Full-Text Search with MongoDB — Flowdock Style

rb2k_ · on Sept 18, 2012

It's a nice hack, but I'd rather just use Elasticsearch and try out the MongoDB river (https://github.com/richardwilly98/elasticsearch-river-mongod...). There is a reason why Lucene exists. You'll gain insertion speed, use less RAM for your active working set with MongoDB, and gain TONS of features.

mattbillenstein · on Sept 18, 2012

It sure seems like by paying a little more technical due diligence up front and finding a proper search library [1] that could fit in their stack, they could have saved a lot of operational burden here.

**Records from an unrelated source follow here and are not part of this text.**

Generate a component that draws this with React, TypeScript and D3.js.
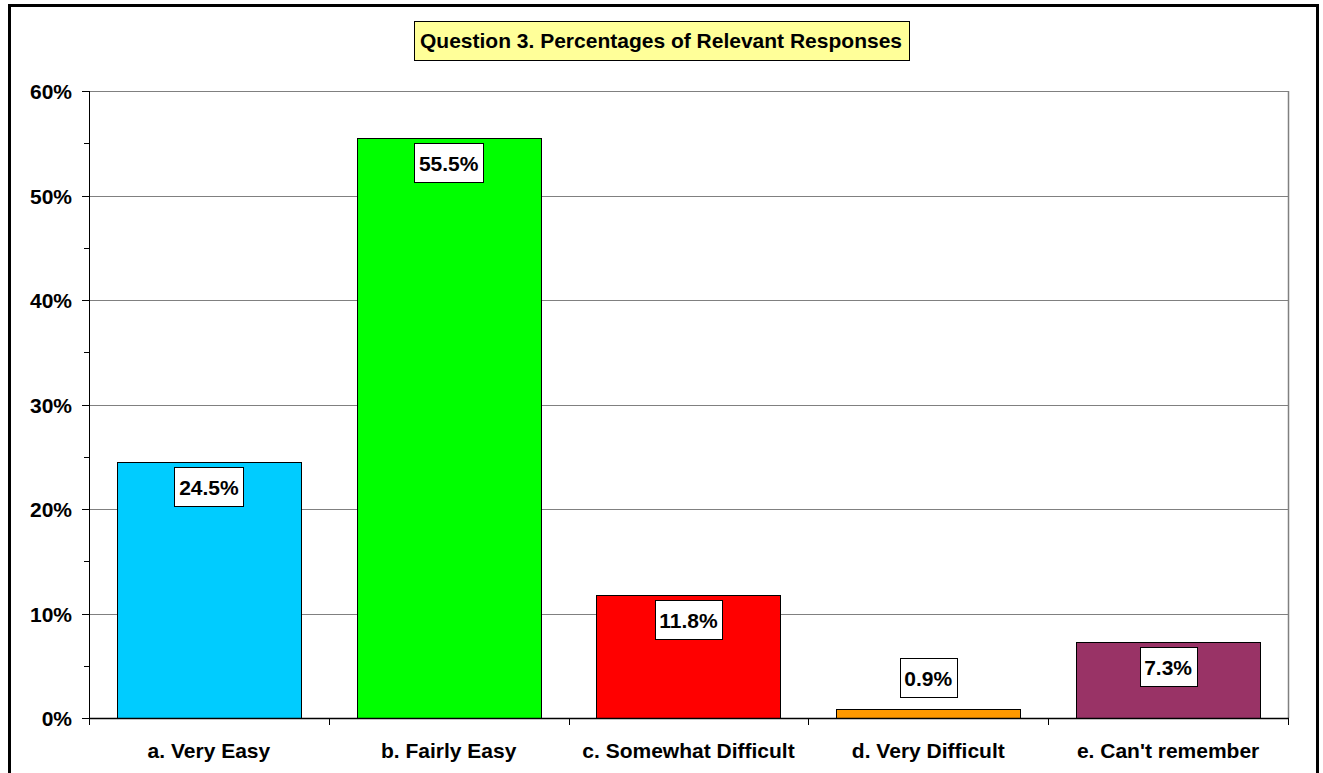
import React, { useRef, useEffect } from "react";
import * as d3 from "d3";

const categories = [
  "a. Very Easy",
  "b. Fairly Easy",
  "c. Somewhat Difficult",
  "d. Very Difficult",
  "e. Can't remember",
];
const values = [24.5, 55.5, 11.8, 0.9, 7.3];
const colors = ["#00CCFF", "#00FF00", "#FF0000", "#FF9900", "#993366"];
const yTicks = [0, 10, 20, 30, 40, 50, 60];
const yMinorTicks = [5, 15, 25, 35, 45, 55];
const title = "Question 3. Percentages of Relevant Responses";

const W = 1323;
const H = 773;
const FONT = "'Liberation Sans', Arial, sans-serif";
const FS = 21;

const App = () => {
  const ref = useRef<SVGSVGElement>(null);

  useEffect(() => {
    const svg = d3.select(ref.current);
    svg.selectAll("*").remove();

    const left = 89, right = 1288, top = 91, bottom = 718;

    const x = d3
      .scaleBand()
      .domain(categories)
      .range([left, right])
      .paddingInner(0.232)
      .paddingOuter(0.116);
    const step = (right - left) / categories.length;
    const y = d3.scaleLinear().domain([0, 60]).range([bottom, top]);

    // chart area border
    svg
      .append("rect")
      .attr("x", 9.5)
      .attr("y", 5.5)
      .attr("width", 1308)
      .attr("height", 820)
      .attr("fill", "#fff")
      .attr("stroke", "#000")
      .attr("stroke-width", 3);

    // gridlines
    svg
      .append("g")
      .selectAll("line")
      .data(yTicks.filter((d) => d > 0))
      .join("line")
      .attr("x1", left)
      .attr("x2", right)
      .attr("y1", (d) => Math.round(y(d)) + 0.5)
      .attr("y2", (d) => Math.round(y(d)) + 0.5)
      .attr("stroke", "#808080")
      .attr("stroke-width", 1);

    // plot right border
    svg
      .append("line")
      .attr("x1", right + 0.5)
      .attr("x2", right + 0.5)
      .attr("y1", top)
      .attr("y2", bottom)
      .attr("stroke", "#808080")
      .attr("stroke-width", 1.5);

    // bars
    svg
      .append("g")
      .selectAll("rect")
      .data(values)
      .join("rect")
      .attr("x", (d, i) => Math.round(x(categories[i])!) + 0.5)
      .attr("y", (d) => Math.round(y(d)) + 0.5)
      .attr("width", Math.round(x.bandwidth()))
      .attr("height", (d) => bottom - Math.round(y(d)))
      .attr("fill", (d, i) => colors[i])
      .attr("stroke", "#000")
      .attr("stroke-width", 1);

    // y axis
    const ya = svg.append("g");
    ya.append("line")
      .attr("x1", left + 0.5)
      .attr("x2", left + 0.5)
      .attr("y1", top)
      .attr("y2", bottom)
      .attr("stroke", "#000");
    ya.selectAll("line.maj")
      .data(yTicks)
      .join("line")
      .attr("class", "maj")
      .attr("x1", left - 7)
      .attr("x2", left)
      .attr("y1", (d) => Math.round(y(d)) + 0.5)
      .attr("y2", (d) => Math.round(y(d)) + 0.5)
      .attr("stroke", "#000");
    ya.selectAll("line.min")
      .data(yMinorTicks)
      .join("line")
      .attr("class", "min")
      .attr("x1", left - 5)
      .attr("x2", left)
      .attr("y1", (d) => Math.round(y(d)) + 0.5)
      .attr("y2", (d) => Math.round(y(d)) + 0.5)
      .attr("stroke", "#000");
    ya.selectAll("text")
      .data(yTicks)
      .join("text")
      .attr("x", 72)
      .attr("y", (d) => y(d) + 8)
      .attr("text-anchor", "end")
      .style("font", `bold ${FS}px ${FONT}`)
      .text((d) => `${d}%`);

    // x axis
    const xa = svg.append("g");
    xa.append("line")
      .attr("x1", left)
      .attr("x2", right + 1)
      .attr("y1", bottom + 0.5)
      .attr("y2", bottom + 0.5)
      .attr("stroke", "#000")
      .attr("stroke-width", 1.5);
    xa.selectAll("line.tk")
      .data(d3.range(categories.length + 1))
      .join("line")
      .attr("class", "tk")
      .attr("x1", (i) => Math.round(left + i * step) + 0.5)
      .attr("x2", (i) => Math.round(left + i * step) + 0.5)
      .attr("y1", bottom)
      .attr("y2", bottom + 7)
      .attr("stroke", "#000");
    xa.selectAll("text")
      .data(categories)
      .join("text")
      .attr("x", (d) => x(d)! + x.bandwidth() / 2)
      .attr("y", 758)
      .attr("text-anchor", "middle")
      .style("font", `bold ${FS}px ${FONT}`)
      .text((d) => d);

    // data labels
    const lg = svg.append("g");
    values.forEach((v, i) => {
      const cx = x(categories[i])! + x.bandwidth() / 2;
      const boxTop = Math.min(Math.round(y(v)) + 5, bottom - 60);
      const g = lg.append("g");
      const rect = g.append("rect");
      const t = g
        .append("text")
        .attr("x", cx)
        .attr("y", boxTop + 28)
        .attr("text-anchor", "middle")
        .style("font", `bold ${FS}px ${FONT}`)
        .text(`${v.toFixed(1)}%`);
      const tw = (t.node() as SVGTextElement).getComputedTextLength();
      const bw = Math.round(tw + 9);
      rect
        .attr("x", Math.round(cx - bw / 2) + 0.5)
        .attr("y", boxTop + 0.5)
        .attr("width", bw)
        .attr("height", 39)
        .attr("fill", "#fff")
        .attr("stroke", "#000");
    });

    // title box
    const tg = svg.append("g");
    const trect = tg.append("rect");
    const tt = tg
      .append("text")
      .attr("x", 661)
      .attr("y", 48)
      .attr("text-anchor", "middle")
      .style("font", `bold ${FS}px ${FONT}`)
      .text(title);
    const ttw = (tt.node() as SVGTextElement).getComputedTextLength();
    const tbw = Math.round(ttw + 13);
    trect
      .attr("x", Math.round(661 - tbw / 2) + 0.5)
      .attr("y", 21.5)
      .attr("width", tbw)
      .attr("height", 39)
      .attr("fill", "#FFFF99")
      .attr("stroke", "#000");
  }, []);

  return (
    <svg
      ref={ref}
      width={W}
      height={H}
      style={{ position: "absolute", left: 0, top: 0, background: "#fff" }}
    />
  );
};

export default App;
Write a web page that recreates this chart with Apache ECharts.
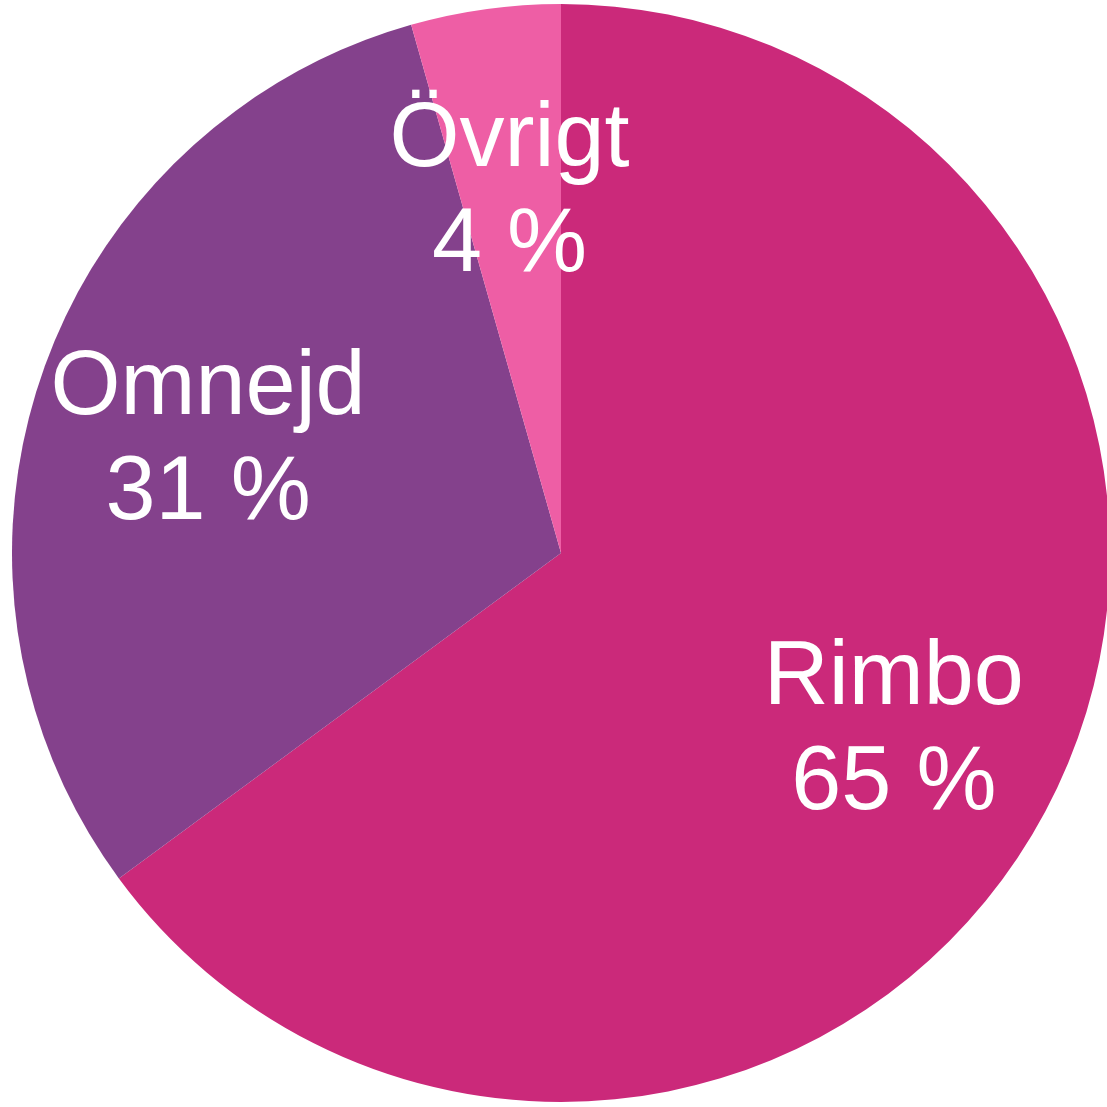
<!DOCTYPE html>
<html>
<head>
  <meta charset="utf-8">
  <title>Rimbo</title>
  <script src="https://cdn.jsdelivr.net/npm/echarts/dist/echarts.min.js"></script>
  <style>
    html, body { margin: 0; padding: 0; background: #fff; }
    #main { width: 1107px; height: 1107px; }
  </style>
</head>
<body>

<div id="main"></div>

<script>
  const categories = ['Rimbo', 'Omnejd', 'Övrigt'];
  const values = [64.9, 30.7, 4.4];
  const percentLabels = ['65 %', '31 %', '4 %'];
  const colors = ['#cb297a', '#84418c', '#ee5ea5'];

  const data = categories.map(function (name, i) {
    return { name: name, value: values[i], itemStyle: { color: colors[i] } };
  });

  const myChart = echarts.init(document.getElementById('main'));

  const option = {
    animation: false,
    series: [
      {
        type: 'pie',
        center: [561, 553],
        radius: [0, 549],
        startAngle: 90,
        clockwise: true,
        silent: true,
        itemStyle: { borderWidth: 0 },
        label: { show: false },
        labelLine: { show: false },
        data: data
      },
      {
        // transparent copy, only used to place the labels further out
        type: 'pie',
        center: [561, 553],
        radius: [0, 740],
        startAngle: 90,
        clockwise: true,
        silent: true,
        itemStyle: { color: 'rgba(0,0,0,0)', borderWidth: 0 },
        label: {
          show: true,
          position: 'inside',
          color: '#fff',
          fontFamily: 'Liberation Sans',
          fontSize: 90,
          lineHeight: 105,
          align: 'center',
          offset: [0, 10],
          formatter: function (p) {
            return p.name + '\n' + percentLabels[p.dataIndex];
          }
        },
        labelLine: { show: false },
        data: categories.map(function (name, i) {
          return { name: name, value: values[i] };
        })
      }
    ]
  };

  myChart.setOption(option);
</script>
</body>
</html>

Growing their main database indexes for this one feature seems like a loser.

1. Whoosh, Xapian, Lucene, etc?

Argorak · on Sept 18, 2012

From what I can glance from the post, this is a "poor man's" full-text search. It can search by keywords, but it does not seem to do stemming, word similarity, document similarity and all the nice things you love about Lucene and others. As far as the post explains, it also does not take term counts into account (which seems okay, as they don't have large documents). Also not sure how well it handles things like german umlauts (does "über" match "ueber"?).

lautis · on Sept 18, 2012

There are libraries to handle stemming and Unicode equivalence which are easy to add into this kind of boolean search. If ranking documents would definitely mean that some other approach, e.g. vector space model, should be used.

https://github.com/aurelian/ruby-stemmer http://unicode-utils.rubyforge.org

tedchs · on Sept 18, 2012

Apparently HN is injesting a feed of:

select url from all_worldwide_blog_posts where content like '%MongoDB%'